**WHAT THE EXERCISE ASKS**:
Filter the data for lines with the word "that", then copy every line so identified.
── GIVEN RECORDS
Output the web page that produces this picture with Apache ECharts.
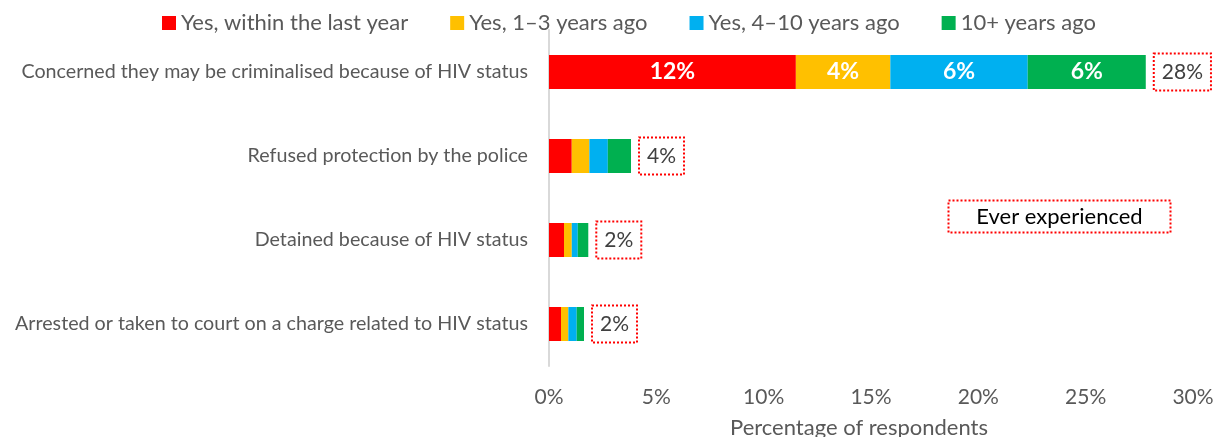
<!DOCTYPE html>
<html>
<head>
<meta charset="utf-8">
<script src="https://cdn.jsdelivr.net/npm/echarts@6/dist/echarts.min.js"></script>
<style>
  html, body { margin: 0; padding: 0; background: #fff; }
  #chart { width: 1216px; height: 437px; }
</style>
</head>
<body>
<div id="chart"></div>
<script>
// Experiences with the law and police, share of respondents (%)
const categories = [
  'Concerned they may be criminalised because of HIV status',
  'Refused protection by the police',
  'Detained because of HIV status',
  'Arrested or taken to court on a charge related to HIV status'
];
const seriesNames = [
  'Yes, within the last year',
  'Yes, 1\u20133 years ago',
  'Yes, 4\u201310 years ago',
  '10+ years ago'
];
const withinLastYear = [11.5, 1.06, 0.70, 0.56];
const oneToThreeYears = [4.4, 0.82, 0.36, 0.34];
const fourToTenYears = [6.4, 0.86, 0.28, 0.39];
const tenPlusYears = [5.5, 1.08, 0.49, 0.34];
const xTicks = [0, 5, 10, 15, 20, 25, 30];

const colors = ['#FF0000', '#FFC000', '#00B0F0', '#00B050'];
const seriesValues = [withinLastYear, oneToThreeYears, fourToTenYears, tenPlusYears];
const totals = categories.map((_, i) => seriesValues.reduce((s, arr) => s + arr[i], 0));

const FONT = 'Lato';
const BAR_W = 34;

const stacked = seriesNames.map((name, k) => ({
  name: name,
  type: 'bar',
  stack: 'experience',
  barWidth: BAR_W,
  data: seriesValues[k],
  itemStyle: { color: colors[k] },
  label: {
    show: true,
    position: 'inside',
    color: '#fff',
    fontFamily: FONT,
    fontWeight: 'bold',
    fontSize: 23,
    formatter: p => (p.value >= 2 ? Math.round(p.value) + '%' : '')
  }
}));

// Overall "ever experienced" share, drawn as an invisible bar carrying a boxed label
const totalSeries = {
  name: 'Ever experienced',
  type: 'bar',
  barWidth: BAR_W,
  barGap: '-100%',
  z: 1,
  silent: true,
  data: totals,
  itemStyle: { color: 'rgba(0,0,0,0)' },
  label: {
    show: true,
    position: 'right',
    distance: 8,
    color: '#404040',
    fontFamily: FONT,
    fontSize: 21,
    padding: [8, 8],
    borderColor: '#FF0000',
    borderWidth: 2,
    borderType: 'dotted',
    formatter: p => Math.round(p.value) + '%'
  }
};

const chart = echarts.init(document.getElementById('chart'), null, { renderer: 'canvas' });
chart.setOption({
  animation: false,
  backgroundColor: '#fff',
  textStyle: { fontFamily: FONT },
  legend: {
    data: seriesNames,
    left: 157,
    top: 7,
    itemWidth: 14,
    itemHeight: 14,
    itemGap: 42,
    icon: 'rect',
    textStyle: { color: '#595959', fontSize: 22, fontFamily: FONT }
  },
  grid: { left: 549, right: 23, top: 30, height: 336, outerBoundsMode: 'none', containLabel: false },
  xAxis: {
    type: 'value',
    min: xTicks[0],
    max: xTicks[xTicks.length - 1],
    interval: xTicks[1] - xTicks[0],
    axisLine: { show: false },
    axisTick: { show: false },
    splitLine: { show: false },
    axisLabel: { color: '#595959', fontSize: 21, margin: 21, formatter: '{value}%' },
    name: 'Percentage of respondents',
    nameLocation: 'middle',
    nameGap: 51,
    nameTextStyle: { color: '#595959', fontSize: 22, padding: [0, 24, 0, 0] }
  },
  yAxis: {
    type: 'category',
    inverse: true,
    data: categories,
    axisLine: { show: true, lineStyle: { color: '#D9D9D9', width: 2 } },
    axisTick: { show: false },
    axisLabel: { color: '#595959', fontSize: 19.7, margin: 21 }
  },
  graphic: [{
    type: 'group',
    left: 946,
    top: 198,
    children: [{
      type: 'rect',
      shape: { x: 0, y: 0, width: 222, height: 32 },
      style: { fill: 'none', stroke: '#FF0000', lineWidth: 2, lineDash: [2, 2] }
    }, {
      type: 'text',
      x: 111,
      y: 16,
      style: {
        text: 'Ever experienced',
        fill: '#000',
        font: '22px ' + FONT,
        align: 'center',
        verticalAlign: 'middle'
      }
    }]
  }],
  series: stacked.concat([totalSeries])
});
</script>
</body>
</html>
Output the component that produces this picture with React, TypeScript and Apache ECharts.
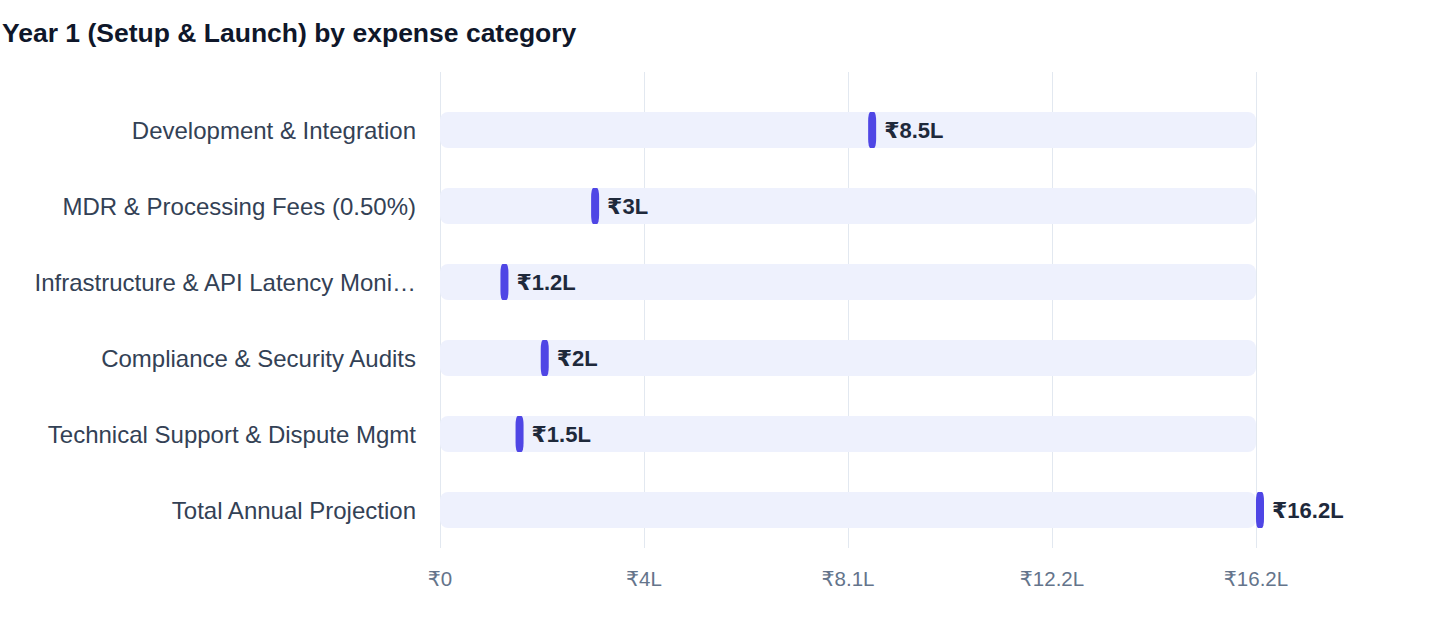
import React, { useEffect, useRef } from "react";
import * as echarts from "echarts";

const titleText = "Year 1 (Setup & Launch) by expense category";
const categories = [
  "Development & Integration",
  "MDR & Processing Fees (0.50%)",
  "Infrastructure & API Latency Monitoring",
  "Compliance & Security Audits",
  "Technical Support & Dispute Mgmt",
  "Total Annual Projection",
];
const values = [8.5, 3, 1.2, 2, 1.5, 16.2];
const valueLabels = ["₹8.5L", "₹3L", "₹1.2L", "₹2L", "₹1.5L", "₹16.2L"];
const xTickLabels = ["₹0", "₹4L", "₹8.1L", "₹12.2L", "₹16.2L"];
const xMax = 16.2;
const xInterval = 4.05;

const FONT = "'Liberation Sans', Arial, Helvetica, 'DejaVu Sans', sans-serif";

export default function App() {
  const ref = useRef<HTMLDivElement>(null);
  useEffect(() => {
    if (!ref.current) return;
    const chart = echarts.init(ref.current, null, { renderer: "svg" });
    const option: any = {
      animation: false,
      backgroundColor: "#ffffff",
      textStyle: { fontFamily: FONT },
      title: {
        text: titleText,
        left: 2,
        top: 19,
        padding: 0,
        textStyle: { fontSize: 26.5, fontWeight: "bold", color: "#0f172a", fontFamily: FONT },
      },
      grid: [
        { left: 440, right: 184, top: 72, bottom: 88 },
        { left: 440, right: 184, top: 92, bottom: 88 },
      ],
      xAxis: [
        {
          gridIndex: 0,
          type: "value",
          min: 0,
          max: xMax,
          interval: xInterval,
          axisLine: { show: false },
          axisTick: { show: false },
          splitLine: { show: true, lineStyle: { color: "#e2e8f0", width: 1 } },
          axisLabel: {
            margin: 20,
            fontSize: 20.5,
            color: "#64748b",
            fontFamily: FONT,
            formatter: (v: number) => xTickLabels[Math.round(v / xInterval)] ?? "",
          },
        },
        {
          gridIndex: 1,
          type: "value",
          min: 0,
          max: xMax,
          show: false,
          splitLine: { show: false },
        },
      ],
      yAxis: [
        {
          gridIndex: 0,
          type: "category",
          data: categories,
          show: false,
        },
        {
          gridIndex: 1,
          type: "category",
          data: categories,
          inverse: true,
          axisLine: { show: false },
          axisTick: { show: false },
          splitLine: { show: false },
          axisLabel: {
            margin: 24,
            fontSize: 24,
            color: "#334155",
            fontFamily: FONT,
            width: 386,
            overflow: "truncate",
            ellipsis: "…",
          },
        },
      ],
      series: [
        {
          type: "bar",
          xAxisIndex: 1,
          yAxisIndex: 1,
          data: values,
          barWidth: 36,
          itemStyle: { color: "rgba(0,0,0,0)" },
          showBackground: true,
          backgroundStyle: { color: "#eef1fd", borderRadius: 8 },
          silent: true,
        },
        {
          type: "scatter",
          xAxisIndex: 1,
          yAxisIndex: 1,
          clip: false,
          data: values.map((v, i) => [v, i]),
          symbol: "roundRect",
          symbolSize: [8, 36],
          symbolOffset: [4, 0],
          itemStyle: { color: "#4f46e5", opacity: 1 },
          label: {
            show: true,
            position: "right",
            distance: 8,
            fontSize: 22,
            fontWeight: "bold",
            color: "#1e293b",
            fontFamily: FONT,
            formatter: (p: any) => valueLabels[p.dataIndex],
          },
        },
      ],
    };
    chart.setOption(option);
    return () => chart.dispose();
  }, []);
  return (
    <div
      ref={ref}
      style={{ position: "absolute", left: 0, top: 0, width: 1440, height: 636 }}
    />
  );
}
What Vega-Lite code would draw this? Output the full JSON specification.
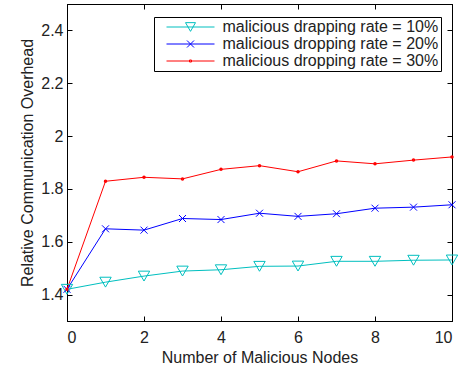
────
**TASK RESPONSE**:
Output the web page that produces this picture with Apache ECharts.
Output the component that produces this picture with React, TypeScript and Apache ECharts.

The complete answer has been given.